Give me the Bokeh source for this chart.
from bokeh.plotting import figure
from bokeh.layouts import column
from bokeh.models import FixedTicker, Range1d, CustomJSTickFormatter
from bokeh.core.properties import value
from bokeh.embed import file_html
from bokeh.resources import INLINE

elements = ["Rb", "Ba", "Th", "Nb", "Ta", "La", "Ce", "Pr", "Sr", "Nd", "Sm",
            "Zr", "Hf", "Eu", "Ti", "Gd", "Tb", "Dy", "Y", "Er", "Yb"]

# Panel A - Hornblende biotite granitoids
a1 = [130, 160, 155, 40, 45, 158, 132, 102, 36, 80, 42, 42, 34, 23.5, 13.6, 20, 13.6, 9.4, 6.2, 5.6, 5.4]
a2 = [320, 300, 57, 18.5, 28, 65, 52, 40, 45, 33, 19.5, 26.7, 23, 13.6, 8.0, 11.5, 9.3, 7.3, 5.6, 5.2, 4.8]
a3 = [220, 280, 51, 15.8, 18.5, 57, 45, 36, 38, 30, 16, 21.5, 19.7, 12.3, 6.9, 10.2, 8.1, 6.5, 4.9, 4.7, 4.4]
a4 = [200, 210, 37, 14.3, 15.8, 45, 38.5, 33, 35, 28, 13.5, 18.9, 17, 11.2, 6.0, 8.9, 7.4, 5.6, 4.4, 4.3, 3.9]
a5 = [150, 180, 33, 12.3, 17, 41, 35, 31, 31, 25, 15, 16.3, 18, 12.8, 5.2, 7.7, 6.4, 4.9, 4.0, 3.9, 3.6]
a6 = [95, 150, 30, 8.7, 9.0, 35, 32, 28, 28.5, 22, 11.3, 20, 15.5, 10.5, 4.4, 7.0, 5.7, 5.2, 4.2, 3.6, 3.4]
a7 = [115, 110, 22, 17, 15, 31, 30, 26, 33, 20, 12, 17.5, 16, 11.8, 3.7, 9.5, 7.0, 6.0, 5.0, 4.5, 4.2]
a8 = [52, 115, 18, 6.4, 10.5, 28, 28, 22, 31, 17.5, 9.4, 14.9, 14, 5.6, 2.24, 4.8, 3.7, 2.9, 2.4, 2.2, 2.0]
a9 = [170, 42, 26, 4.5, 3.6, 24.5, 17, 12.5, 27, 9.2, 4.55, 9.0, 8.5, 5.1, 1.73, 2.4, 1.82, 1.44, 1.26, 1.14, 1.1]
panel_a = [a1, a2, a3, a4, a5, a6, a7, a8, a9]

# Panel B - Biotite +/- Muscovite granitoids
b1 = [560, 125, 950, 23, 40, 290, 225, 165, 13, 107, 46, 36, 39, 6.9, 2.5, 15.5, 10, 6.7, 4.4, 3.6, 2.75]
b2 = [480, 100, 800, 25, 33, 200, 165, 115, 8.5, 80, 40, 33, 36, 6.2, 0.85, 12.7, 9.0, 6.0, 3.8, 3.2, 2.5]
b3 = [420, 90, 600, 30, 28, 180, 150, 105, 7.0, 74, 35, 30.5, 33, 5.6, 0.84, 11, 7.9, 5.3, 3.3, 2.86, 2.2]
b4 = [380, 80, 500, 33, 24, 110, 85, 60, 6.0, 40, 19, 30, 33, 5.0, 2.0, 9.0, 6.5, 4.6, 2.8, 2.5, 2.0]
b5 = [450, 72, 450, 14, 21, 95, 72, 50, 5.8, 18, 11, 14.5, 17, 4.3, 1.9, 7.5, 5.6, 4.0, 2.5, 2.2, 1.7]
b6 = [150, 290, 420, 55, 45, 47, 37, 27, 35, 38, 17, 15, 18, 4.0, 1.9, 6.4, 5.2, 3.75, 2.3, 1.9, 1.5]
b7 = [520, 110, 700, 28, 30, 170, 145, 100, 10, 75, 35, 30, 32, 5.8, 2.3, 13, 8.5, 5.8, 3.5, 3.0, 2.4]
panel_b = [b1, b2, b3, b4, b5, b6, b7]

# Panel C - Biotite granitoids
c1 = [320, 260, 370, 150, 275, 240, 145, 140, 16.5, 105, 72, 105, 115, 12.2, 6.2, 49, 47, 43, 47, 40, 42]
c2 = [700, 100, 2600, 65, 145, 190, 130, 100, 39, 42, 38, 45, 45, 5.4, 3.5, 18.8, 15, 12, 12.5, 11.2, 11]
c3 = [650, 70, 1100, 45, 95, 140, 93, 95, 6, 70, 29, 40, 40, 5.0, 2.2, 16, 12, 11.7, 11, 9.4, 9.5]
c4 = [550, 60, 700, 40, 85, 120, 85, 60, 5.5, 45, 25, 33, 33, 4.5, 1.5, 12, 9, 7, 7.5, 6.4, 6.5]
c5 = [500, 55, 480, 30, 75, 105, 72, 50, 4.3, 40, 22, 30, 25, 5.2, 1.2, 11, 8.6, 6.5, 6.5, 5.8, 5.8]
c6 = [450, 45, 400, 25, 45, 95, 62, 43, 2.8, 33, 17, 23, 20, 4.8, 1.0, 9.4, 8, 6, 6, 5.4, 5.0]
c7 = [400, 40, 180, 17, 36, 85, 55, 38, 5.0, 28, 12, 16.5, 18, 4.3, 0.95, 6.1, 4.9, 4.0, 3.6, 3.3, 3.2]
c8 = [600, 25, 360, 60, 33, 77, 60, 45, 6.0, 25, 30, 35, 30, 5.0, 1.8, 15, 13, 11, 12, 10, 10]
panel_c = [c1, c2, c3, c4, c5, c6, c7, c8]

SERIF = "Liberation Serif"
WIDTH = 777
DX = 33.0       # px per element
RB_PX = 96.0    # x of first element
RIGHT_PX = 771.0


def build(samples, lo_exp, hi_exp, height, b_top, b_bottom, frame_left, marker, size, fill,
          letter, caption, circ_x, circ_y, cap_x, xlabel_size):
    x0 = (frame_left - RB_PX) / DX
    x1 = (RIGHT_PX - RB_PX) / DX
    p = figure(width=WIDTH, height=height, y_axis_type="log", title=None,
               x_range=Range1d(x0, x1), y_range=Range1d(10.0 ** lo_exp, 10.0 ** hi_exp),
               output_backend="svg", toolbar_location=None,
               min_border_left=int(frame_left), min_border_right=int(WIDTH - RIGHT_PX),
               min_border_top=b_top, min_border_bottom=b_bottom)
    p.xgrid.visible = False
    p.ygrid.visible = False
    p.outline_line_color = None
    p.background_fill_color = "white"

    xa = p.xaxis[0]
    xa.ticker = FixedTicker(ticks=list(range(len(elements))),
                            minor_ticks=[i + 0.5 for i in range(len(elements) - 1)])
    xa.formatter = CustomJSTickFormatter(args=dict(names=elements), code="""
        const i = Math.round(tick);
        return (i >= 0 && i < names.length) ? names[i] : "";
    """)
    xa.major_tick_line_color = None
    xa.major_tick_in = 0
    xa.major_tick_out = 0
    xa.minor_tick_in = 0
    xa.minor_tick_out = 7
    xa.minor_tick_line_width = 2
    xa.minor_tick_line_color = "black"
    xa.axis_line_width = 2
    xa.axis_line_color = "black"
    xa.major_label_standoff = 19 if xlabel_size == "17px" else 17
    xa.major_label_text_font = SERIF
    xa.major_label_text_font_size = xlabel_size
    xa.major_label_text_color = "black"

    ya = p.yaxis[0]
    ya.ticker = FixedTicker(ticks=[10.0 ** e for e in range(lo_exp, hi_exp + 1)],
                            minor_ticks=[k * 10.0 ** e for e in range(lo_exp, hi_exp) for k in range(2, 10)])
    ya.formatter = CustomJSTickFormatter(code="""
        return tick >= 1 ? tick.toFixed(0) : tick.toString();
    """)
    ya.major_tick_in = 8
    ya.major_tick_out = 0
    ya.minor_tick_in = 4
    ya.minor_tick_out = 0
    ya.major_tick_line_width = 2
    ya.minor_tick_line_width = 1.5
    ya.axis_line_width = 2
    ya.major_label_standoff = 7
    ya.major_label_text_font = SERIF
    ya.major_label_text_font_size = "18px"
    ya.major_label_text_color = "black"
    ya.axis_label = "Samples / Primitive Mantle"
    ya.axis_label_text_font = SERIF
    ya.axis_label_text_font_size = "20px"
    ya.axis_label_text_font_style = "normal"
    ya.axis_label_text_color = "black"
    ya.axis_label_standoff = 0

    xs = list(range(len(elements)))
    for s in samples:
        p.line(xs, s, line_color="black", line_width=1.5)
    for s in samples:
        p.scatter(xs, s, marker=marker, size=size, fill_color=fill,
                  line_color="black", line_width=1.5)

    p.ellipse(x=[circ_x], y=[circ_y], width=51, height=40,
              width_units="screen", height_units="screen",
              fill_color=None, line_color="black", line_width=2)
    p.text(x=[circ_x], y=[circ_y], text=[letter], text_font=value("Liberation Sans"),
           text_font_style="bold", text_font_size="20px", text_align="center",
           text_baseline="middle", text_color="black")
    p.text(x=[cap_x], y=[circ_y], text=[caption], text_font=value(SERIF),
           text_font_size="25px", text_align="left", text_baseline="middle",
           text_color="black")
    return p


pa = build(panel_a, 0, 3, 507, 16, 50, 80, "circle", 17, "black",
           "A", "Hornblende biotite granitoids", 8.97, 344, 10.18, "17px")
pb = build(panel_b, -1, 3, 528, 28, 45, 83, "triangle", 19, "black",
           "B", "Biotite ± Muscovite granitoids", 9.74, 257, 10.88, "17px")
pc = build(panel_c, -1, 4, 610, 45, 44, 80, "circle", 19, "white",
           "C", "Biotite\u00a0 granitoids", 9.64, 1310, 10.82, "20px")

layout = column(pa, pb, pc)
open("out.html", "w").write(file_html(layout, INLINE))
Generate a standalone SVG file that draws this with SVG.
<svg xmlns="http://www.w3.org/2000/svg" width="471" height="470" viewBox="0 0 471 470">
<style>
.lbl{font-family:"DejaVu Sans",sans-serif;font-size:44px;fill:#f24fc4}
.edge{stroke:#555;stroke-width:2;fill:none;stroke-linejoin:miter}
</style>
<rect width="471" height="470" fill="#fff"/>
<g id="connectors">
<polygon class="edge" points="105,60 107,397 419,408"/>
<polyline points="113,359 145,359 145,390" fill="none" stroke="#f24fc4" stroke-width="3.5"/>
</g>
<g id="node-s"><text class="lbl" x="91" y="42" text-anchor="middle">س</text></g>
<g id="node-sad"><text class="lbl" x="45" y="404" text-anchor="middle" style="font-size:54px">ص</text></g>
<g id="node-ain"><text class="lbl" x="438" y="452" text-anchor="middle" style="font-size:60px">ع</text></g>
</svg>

----

● **WHAT IS ASKED**: Retype exactly the lines from the start of the entries through the one with "panel_a = [a1, a2, a3, a4, a5, a6, a7, a8, a9]"; include both ends.

● **THE OUTPUT**:
Give me the Bokeh source for this chart.
from bokeh.plotting import figure
from bokeh.layouts import column
from bokeh.models import FixedTicker, Range1d, CustomJSTickFormatter
from bokeh.core.properties import value
from bokeh.embed import file_html
from bokeh.resources import INLINE

elements = ["Rb", "Ba", "Th", "Nb", "Ta", "La", "Ce", "Pr", "Sr", "Nd", "Sm",
            "Zr", "Hf", "Eu", "Ti", "Gd", "Tb", "Dy", "Y", "Er", "Yb"]

# Panel A - Hornblende biotite granitoids
a1 = [130, 160, 155, 40, 45, 158, 132, 102, 36, 80, 42, 42, 34, 23.5, 13.6, 20, 13.6, 9.4, 6.2, 5.6, 5.4]
a2 = [320, 300, 57, 18.5, 28, 65, 52, 40, 45, 33, 19.5, 26.7, 23, 13.6, 8.0, 11.5, 9.3, 7.3, 5.6, 5.2, 4.8]
a3 = [220, 280, 51, 15.8, 18.5, 57, 45, 36, 38, 30, 16, 21.5, 19.7, 12.3, 6.9, 10.2, 8.1, 6.5, 4.9, 4.7, 4.4]
a4 = [200, 210, 37, 14.3, 15.8, 45, 38.5, 33, 35, 28, 13.5, 18.9, 17, 11.2, 6.0, 8.9, 7.4, 5.6, 4.4, 4.3, 3.9]
a5 = [150, 180, 33, 12.3, 17, 41, 35, 31, 31, 25, 15, 16.3, 18, 12.8, 5.2, 7.7, 6.4, 4.9, 4.0, 3.9, 3.6]
a6 = [95, 150, 30, 8.7, 9.0, 35, 32, 28, 28.5, 22, 11.3, 20, 15.5, 10.5, 4.4, 7.0, 5.7, 5.2, 4.2, 3.6, 3.4]
a7 = [115, 110, 22, 17, 15, 31, 30, 26, 33, 20, 12, 17.5, 16, 11.8, 3.7, 9.5, 7.0, 6.0, 5.0, 4.5, 4.2]
a8 = [52, 115, 18, 6.4, 10.5, 28, 28, 22, 31, 17.5, 9.4, 14.9, 14, 5.6, 2.24, 4.8, 3.7, 2.9, 2.4, 2.2, 2.0]
a9 = [170, 42, 26, 4.5, 3.6, 24.5, 17, 12.5, 27, 9.2, 4.55, 9.0, 8.5, 5.1, 1.73, 2.4, 1.82, 1.44, 1.26, 1.14, 1.1]
panel_a = [a1, a2, a3, a4, a5, a6, a7, a8, a9]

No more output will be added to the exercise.